## Directive
Below are the records; pull every line that includes "this".

## Information shown
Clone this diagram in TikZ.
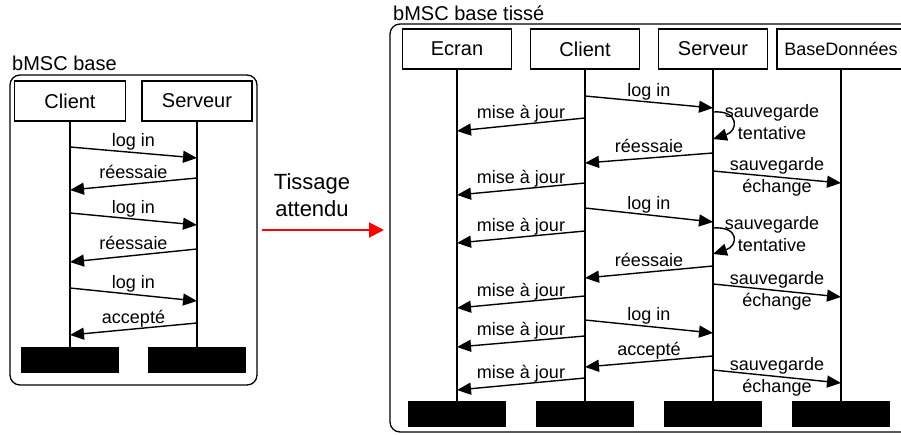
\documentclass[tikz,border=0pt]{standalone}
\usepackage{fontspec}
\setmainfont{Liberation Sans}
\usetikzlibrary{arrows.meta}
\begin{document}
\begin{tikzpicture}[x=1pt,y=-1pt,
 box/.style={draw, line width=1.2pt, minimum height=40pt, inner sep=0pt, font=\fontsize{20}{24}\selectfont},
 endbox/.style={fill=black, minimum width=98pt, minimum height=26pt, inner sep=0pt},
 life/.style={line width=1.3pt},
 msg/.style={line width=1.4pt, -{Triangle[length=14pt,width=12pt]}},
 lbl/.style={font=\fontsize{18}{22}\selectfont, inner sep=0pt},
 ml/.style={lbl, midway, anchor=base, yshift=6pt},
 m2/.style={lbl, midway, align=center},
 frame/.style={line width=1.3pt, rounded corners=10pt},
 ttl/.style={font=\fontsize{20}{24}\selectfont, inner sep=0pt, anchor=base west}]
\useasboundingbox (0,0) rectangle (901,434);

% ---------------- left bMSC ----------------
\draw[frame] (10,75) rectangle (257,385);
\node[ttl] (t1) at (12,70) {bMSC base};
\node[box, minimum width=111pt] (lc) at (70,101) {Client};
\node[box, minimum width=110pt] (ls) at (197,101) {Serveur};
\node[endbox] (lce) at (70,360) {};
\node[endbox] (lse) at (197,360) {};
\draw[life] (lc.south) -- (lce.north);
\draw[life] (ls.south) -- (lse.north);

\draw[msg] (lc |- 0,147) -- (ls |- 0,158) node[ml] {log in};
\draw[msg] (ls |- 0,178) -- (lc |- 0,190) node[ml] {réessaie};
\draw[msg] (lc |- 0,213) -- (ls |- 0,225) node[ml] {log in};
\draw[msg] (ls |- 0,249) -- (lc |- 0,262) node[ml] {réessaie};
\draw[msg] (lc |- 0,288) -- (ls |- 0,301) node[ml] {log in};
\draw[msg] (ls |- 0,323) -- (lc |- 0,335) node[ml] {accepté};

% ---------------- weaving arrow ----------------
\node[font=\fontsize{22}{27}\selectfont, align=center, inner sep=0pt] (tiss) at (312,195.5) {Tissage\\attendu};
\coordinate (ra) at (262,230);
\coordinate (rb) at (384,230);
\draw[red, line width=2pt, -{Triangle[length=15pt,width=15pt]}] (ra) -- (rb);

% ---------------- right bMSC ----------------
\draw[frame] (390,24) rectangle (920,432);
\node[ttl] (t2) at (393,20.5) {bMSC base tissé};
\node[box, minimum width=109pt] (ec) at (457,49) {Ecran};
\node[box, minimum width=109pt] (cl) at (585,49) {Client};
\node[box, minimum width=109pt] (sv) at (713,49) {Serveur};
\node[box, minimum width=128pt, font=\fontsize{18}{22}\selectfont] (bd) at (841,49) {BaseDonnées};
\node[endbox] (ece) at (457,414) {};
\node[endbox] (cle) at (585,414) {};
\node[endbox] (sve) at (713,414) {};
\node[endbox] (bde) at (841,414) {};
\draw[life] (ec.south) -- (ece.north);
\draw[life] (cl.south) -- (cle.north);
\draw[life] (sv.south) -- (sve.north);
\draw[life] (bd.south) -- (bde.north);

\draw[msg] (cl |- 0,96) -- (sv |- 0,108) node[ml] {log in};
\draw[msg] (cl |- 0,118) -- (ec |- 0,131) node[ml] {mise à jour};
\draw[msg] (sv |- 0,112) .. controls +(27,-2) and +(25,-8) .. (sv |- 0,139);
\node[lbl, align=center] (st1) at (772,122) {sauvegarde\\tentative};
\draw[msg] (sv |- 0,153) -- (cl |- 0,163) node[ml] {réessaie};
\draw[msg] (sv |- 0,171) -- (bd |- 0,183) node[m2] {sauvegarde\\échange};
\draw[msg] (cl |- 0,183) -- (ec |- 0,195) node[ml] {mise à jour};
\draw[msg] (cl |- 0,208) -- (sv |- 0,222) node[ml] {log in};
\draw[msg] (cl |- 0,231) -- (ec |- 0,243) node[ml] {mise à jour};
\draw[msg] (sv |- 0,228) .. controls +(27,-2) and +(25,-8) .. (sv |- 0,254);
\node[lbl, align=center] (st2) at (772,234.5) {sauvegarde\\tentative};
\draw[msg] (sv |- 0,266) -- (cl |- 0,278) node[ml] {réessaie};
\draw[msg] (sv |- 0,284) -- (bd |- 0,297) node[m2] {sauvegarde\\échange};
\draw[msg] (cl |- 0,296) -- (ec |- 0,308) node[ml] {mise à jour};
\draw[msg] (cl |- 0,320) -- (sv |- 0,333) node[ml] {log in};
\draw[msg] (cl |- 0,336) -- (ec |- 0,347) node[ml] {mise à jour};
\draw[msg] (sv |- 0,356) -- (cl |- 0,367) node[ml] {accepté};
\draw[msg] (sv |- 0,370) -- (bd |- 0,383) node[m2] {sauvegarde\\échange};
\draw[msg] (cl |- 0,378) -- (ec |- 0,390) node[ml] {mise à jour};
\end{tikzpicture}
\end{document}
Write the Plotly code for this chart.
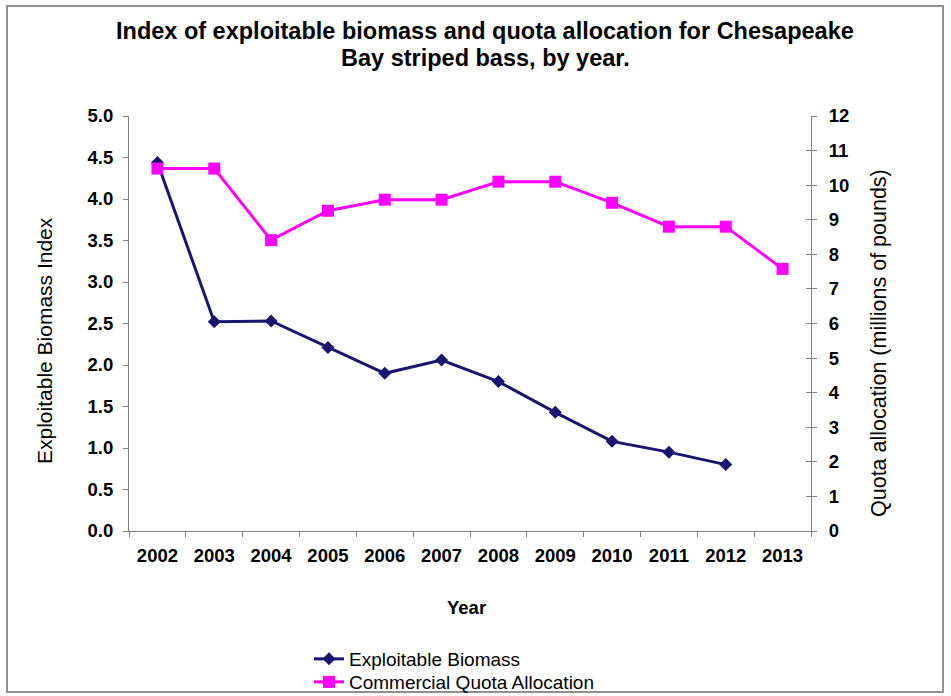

## Reply to the exercise
Clone this diagram in TikZ.
Write the Plotly code for this chart.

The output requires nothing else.